INVESTIGADORES
ALTCHEH Jaime Marcelo
artículos
Título:
Studying neglected diseases in children: antiserum for Indian red scorpion envenomation
Autor/es:
GARCIA BOURNISSEN F; GONZALEZ N; ALTCHEH J
Revista:
ARCHIVES OF DISEASE IN CHILDHOOD
Editorial:
B M J PUBLISHING GROUP
Referencias:
Lugar: Londres; Año: 2014 p. 1 - 1
ISSN:
0003-9888
Resumen:
The WHO has identified 17 neglected diseases, affecting over a billion people worldwide, many of which can be effectively controlled by relatively simple measures. However, these are but a fraction of the full spectrum of neglected diseases and conditions affecting the most impoverished and marginalised populations of the world. These neglected diseases and conditions include, among many others, reproductive health issues, sexually transmitted diseases, micronutrient deficits and poisonings. Largely ignored, children comprise an important part of the voiceless victims of these diseases. Currently available treatments for neglected diseases and conditions have a number of shortcomings for children, including lack of paediatric formulations and absence of paediatric specific data. These problems force dosing decisions to be based on adult data, leading to a greater risk of toxicity, or therapeutic failure due to underdosing.
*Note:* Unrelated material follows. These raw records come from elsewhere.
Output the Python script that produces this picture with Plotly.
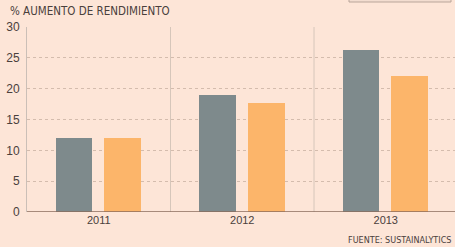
import plotly.graph_objects as go

years = ["2011", "2012", "2013"]
serie_a = [12.0, 18.9, 26.3]
serie_b = [12.0, 17.6, 22.0]
y_ticks = [0, 5, 10, 15, 20, 25, 30]

BG = "#fde5d7"
GRAY = "#7e8a8c"
ORANGE = "#fcb56a"
TXT = "#4a403c"

xs = list(range(len(years)))

fig = go.Figure()
fig.add_trace(go.Bar(x=xs, y=serie_a, width=0.255, offset=-0.30,
                     marker=dict(color=GRAY, line=dict(width=0)), showlegend=False,
                     hoverinfo="skip"))
fig.add_trace(go.Bar(x=xs, y=serie_b, width=0.255, offset=0.04,
                     marker=dict(color=ORANGE, line=dict(width=0)), showlegend=False,
                     hoverinfo="skip"))

PW, PH = 428, 185

def px(xp):
    return (xp - 27) / PW

def py(yp):
    return (212 - yp) / PH

shapes = []
for b in [0.5, 1.5]:
    shapes.append(dict(type="line", xref="x", yref="y", x0=b, x1=b, y0=0, y1=30,
                       line=dict(color="#d6c6ba", width=1), layer="below"))
# baseline
shapes.append(dict(type="line", xref="paper", yref="y", x0=0, x1=1.01, y0=0, y1=0,
                   line=dict(color="#8a6b5c", width=1.5)))
# cut-off legend box at top right
shapes.append(dict(type="rect", xref="paper", yref="paper",
                   x0=px(349), x1=px(451), y0=py(2), y1=py(-10),
                   line=dict(color="#b9a59a", width=1), fillcolor="#f3ddd0"))

FONT_N = "Liberation Sans Narrow, Arial Narrow, DejaVu Sans Condensed, sans-serif"

fig.update_layout(
    width=455, height=247,
    margin=dict(l=27, r=0, t=27, b=35),
    paper_bgcolor=BG, plot_bgcolor=BG,
    bargap=0, barmode="overlay",
    hovermode=False,
    shapes=shapes,
    xaxis=dict(range=[-0.5, -0.5 + 428 / 143.5], tickvals=xs, ticktext=years,
               showgrid=False, zeroline=False, showline=False, ticks="",
               automargin=False,
               tickfont=dict(family="Liberation Sans, Arial, sans-serif", size=11, color=TXT),
               fixedrange=True),
    yaxis=dict(range=[0, 30], tickvals=y_ticks, showgrid=True,
               gridcolor="#d4bcad", griddash="dot", gridwidth=1,
               zeroline=False, showline=True, linecolor="#cbbfb7", linewidth=1,
               ticks="", ticklabelstandoff=4, automargin=False,
               tickfont=dict(family="Liberation Sans, Arial, sans-serif", size=12, color=TXT),
               fixedrange=True),
    annotations=[
        dict(text="% AUMENTO DE RENDIMIENTO", xref="paper", yref="paper",
             x=px(8), y=py(11), xanchor="left", yanchor="middle",
             showarrow=False, font=dict(family=FONT_N, size=11.5, color=TXT)),
        dict(text="FUENTE: SUSTAINALYTICS", xref="paper", yref="paper",
             x=px(453), y=py(240), xanchor="right", yanchor="middle",
             showarrow=False, font=dict(family=FONT_N, size=9, color=TXT)),
    ],
)

fig.write_html(
    "out.html",
    config={"displayModeBar": False, "staticPlot": True},
    post_script="document.body.style.margin='0';document.body.style.padding='0';"
                "document.body.style.background='" + BG + "';",
)
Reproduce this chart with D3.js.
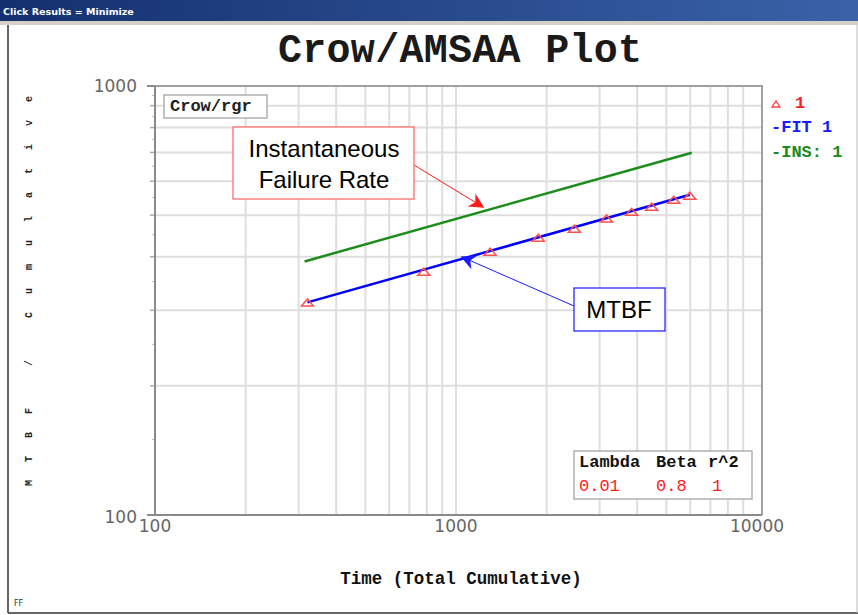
<!DOCTYPE html>
<html>
<head>
<meta charset="utf-8">
<script src="https://cdn.jsdelivr.net/npm/d3@7"></script>
<style>
  body { margin: 0; background: #fff; }
  svg { display: block; }
</style>
</head>
<body>
<div id="chart"></div>
<script>
// observed points (Time, cumulative MTBF)
const timeVals = [321, 782, 1298, 1876, 2474, 3162, 3831, 4467, 5289, 5979];
const mtbfVals = [313, 369, 411, 443, 465, 491, 509, 523, 543, 555];
// fitted line and instantaneous line end points
const fitTime = [321, 5979];
const fitMtbf = [313, 558];
const insTime = [314, 6070];
const insMtbf = [390, 699];
const xTicks = [100, 1000, 10000];
const yTicks = [100, 1000];
const xGrid = [200, 300, 400, 500, 600, 700, 800, 900, 1000, 2000, 3000, 4000, 5000, 6000, 7000, 8000, 9000];
const yGrid = [200, 300, 400, 500, 600, 700, 800, 900];
const yMinor = [150, 250, 350, 450, 550, 650, 750, 850, 950];
const paramNames = ["Lambda", "Beta", "r^2"];
const paramVals = ["0.01", "0.8", "1"];

const width = 858, height = 615;
const mono = "'Liberation Mono', 'Courier New', monospace";
const svg = d3.select("#chart").append("svg")
    .attr("width", width)
    .attr("height", height);

// window chrome
const defs = svg.append("defs");
const grad = defs.append("linearGradient").attr("id", "bar");
grad.append("stop").attr("offset", "0%").attr("stop-color", "#14306e");
grad.append("stop").attr("offset", "100%").attr("stop-color", "#3a62a8");
svg.append("rect").attr("x", 0).attr("y", 0).attr("width", width).attr("height", 21).attr("fill", "url(#bar)");
svg.append("rect").attr("x", 0).attr("y", 21).attr("width", width).attr("height", 4).attr("fill", "#d4d0c8");
svg.append("text").attr("x", 3).attr("y", 15)
    .attr("font-family", "Tahoma, 'DejaVu Sans', sans-serif").attr("font-size", 9.5).attr("font-weight", "bold")
    .attr("fill", "#fff").text("Click Results = Minimize");
svg.append("line").attr("x1", 8).attr("x2", 8).attr("y1", 25).attr("y2", 613).attr("stroke", "#333").attr("stroke-width", 1.5);
svg.append("line").attr("x1", 8).attr("x2", width).attr("y1", 613).attr("y2", 613).attr("stroke", "#333").attr("stroke-width", 1.5);
svg.append("line").attr("x1", 857).attr("x2", 857).attr("y1", 25).attr("y2", 613).attr("stroke", "#bbb");

const m = { left: 155, right: 757, top: 86, bottom: 515, frameRight: 762 };
const x = d3.scaleLog().domain([100, 10000]).range([m.left, m.right]);
const y = d3.scaleLog().domain([100, 1000]).range([m.bottom, m.top]);

// title
svg.append("text").attr("x", 460).attr("y", 62).attr("text-anchor", "middle")
    .attr("font-family", mono).attr("font-size", 40).attr("font-weight", "bold")
    .attr("textLength", 364).attr("fill", "#1a1a1a").text("Crow/AMSAA Plot");

// grid
svg.selectAll(".vgrid").data(xGrid).enter().append("line")
    .attr("x1", d => x(d)).attr("x2", d => x(d))
    .attr("y1", m.top).attr("y2", m.bottom)
    .attr("stroke", "#dedede").attr("stroke-width", 2);
svg.selectAll(".hgrid").data(yGrid).enter().append("line")
    .attr("x1", m.left).attr("x2", m.frameRight)
    .attr("y1", d => y(d)).attr("y2", d => y(d))
    .attr("stroke", "#dedede").attr("stroke-width", 2);
svg.selectAll(".hgridtick").data(yGrid).enter().append("line")
    .attr("x1", m.left - 5).attr("x2", m.left)
    .attr("y1", d => y(d)).attr("y2", d => y(d))
    .attr("stroke", "#aaa").attr("stroke-width", 1.5);
svg.selectAll(".yminor").data(yMinor).enter().append("line")
    .attr("x1", m.left - 3).attr("x2", m.left)
    .attr("y1", d => y(d)).attr("y2", d => y(d))
    .attr("stroke", "#bbb").attr("stroke-width", 1);

// frame
svg.append("path")
    .attr("d", `M${m.left},${m.bottom}V${m.top}H${m.frameRight}V${m.bottom}`)
    .attr("fill", "none").attr("stroke", "#a0a0a0").attr("stroke-width", 2);
svg.append("line").attr("x1", m.left).attr("x2", m.frameRight).attr("y1", m.bottom).attr("y2", m.bottom)
    .attr("stroke", "#8a8a8a").attr("stroke-width", 2);
svg.append("line").attr("x1", m.left).attr("x2", m.left).attr("y1", m.top).attr("y2", m.bottom)
    .attr("stroke", "#8a8a8a").attr("stroke-width", 2);
svg.append("line").attr("x1", m.left - 8).attr("x2", m.left).attr("y1", m.top).attr("y2", m.top)
    .attr("stroke", "#8a8a8a").attr("stroke-width", 2);
svg.append("line").attr("x1", m.left - 8).attr("x2", m.left).attr("y1", m.bottom).attr("y2", m.bottom)
    .attr("stroke", "#8a8a8a").attr("stroke-width", 2);

// tick labels
svg.selectAll(".xlab").data(xTicks).enter().append("text")
    .attr("x", d => x(d)).attr("y", 532).attr("text-anchor", "middle")
    .attr("font-family", "'DejaVu Sans', sans-serif").attr("font-size", 17)
    .attr("fill", "#666").text(d => d);
svg.selectAll(".ylab").data(yTicks).enter().append("text")
    .attr("x", 137).attr("y", d => y(d) + (d === 100 ? 8 : 6)).attr("text-anchor", "end")
    .attr("font-family", "'DejaVu Sans', sans-serif").attr("font-size", 17)
    .attr("fill", "#666").text(d => d);

// axis titles
svg.append("text").attr("x", 461).attr("y", 584).attr("text-anchor", "middle")
    .attr("font-family", mono).attr("font-size", 17.5).attr("font-weight", "bold")
    .attr("fill", "#111").text("Time (Total Cumulative)");
svg.append("text").attr("transform", "translate(32,486) rotate(-90)")
    .attr("font-family", mono).attr("font-size", 10).attr("font-weight", "bold")
    .attr("letter-spacing", 18).attr("fill", "#222").text("MTBF / Cumulative");
svg.append("text").attr("x", 14).attr("y", 606)
    .attr("font-family", "'DejaVu Sans', sans-serif").attr("font-size", 8)
    .attr("fill", "#333").text("FF");

// lines
const line = d3.line().x(d => x(d[0])).y(d => y(d[1]));
svg.append("path").datum(d3.zip(insTime, insMtbf))
    .attr("d", line).attr("fill", "none").attr("stroke", "#1c8c1c").attr("stroke-width", 2.5);
svg.append("path").datum(d3.zip(fitTime, fitMtbf))
    .attr("d", line).attr("fill", "none").attr("stroke", "#0000ff").attr("stroke-width", 2.5);

// observed triangles
const tri = (cx, cy, w, h) => `M${cx - w / 2},${cy + h / 2}L${cx},${cy - h / 2}L${cx + w / 2},${cy + h / 2}Z`;
svg.selectAll(".pt").data(d3.zip(timeVals, mtbfVals)).enter().append("path")
    .attr("d", d => tri(x(d[0]), y(d[1]), 12, 7))
    .attr("fill", "none").attr("stroke", "#ff5050").attr("stroke-width", 1.5);

// Crow/rgr box
svg.append("rect").attr("x", 164).attr("y", 95).attr("width", 103).attr("height", 23)
    .attr("fill", "#fff").attr("stroke", "#b0b0b0").attr("stroke-width", 1.5);
svg.append("text").attr("x", 170).attr("y", 111)
    .attr("font-family", mono).attr("font-size", 17).attr("font-weight", "bold")
    .attr("fill", "#222").text("Crow/rgr");

// legend
svg.append("path").attr("d", tri(776, 104, 8, 6)).attr("fill", "none").attr("stroke", "#ff4040").attr("stroke-width", 1.3);
const legendItems = [
    { y: 108, mark: "", label: "1", color: "#ff2020", x: 795 },
    { y: 132, mark: "-", label: "FIT 1", color: "#1a1aff", x: 771 },
    { y: 157, mark: "-", label: "INS: 1", color: "#1a8a1a", x: 771 }
];
legendItems.forEach(d => {
    svg.append("text").attr("x", d.x).attr("y", d.y)
        .attr("font-family", mono).attr("font-size", 17).attr("font-weight", "bold")
        .attr("fill", d.color).text(d.mark + d.label);
});

// parameters box
svg.append("rect").attr("x", 574).attr("y", 451).attr("width", 178).attr("height", 48)
    .attr("fill", "#fff").attr("stroke", "#b0b0b0").attr("stroke-width", 1.5);
const colX = [579, 656, 708];
paramNames.forEach((n, i) => {
    svg.append("text").attr("x", colX[i]).attr("y", 467)
        .attr("font-family", mono).attr("font-size", 17).attr("font-weight", "bold")
        .attr("fill", "#111").text(n);
});
const valX = [579, 656, 712];
paramVals.forEach((v, i) => {
    svg.append("text").attr("x", valX[i]).attr("y", 491)
        .attr("font-family", mono).attr("font-size", 17)
        .attr("fill", "#ff1a1a").text(v);
});

// callouts
[["arrRed", "#ff1a1a"], ["arrBlue", "#1a1aff"]].forEach(([id, c]) => {
    defs.append("marker").attr("id", id).attr("viewBox", "0 0 10 10")
        .attr("refX", 9).attr("refY", 5).attr("markerWidth", 15).attr("markerHeight", 15)
        .attr("markerUnits", "userSpaceOnUse").attr("orient", "auto")
        .append("path").attr("d", "M0,0L10,5L0,10L3,5Z").attr("fill", c);
});
svg.append("line").attr("x1", 414).attr("y1", 165).attr("x2", 483).attr("y2", 207)
    .attr("stroke", "#ff1a1a").attr("stroke-width", 1).attr("marker-end", "url(#arrRed)");
svg.append("line").attr("x1", 574).attr("y1", 306).attr("x2", 462).attr("y2", 257)
    .attr("stroke", "#1a1aff").attr("stroke-width", 1).attr("marker-end", "url(#arrBlue)");

svg.append("rect").attr("x", 233).attr("y", 127).attr("width", 181).attr("height", 72)
    .attr("fill", "#fff").attr("stroke", "#ff6060").attr("stroke-width", 1.2);
const sans = "'Liberation Sans', Arial, sans-serif";
svg.append("text").attr("x", 324).attr("y", 157).attr("text-anchor", "middle")
    .attr("font-family", sans).attr("font-size", 24).attr("fill", "#000").text("Instantaneous");
svg.append("text").attr("x", 324).attr("y", 188).attr("text-anchor", "middle")
    .attr("font-family", sans).attr("font-size", 24).attr("fill", "#000").text("Failure Rate");

svg.append("rect").attr("x", 574).attr("y", 288).attr("width", 91).attr("height", 43)
    .attr("fill", "#fff").attr("stroke", "#1a1aff").attr("stroke-width", 1.2);
svg.append("text").attr("x", 619).attr("y", 318).attr("text-anchor", "middle")
    .attr("font-family", sans).attr("font-size", 24).attr("fill", "#000").text("MTBF");
</script>
</body>
</html>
Considering that toxicology is an area where sizeable clinical studies are extremely rare, it is easy to understand that clinical research in paediatric toxicology is a highly deserted area, particularly for acute poisonings and understandably (but not justifiably) worse for neglected diseases and conditions. When toxicology studies do enrol children it is usually as part of the general population, but rarely in sufficient numbers to achieve the power required for paediatric subgroup analysis. Scorpion envenomation is one of these neglected conditions for which clinical trials are uncommon, and most rare in children. However, mortality is currently concentrated in the paediatric population.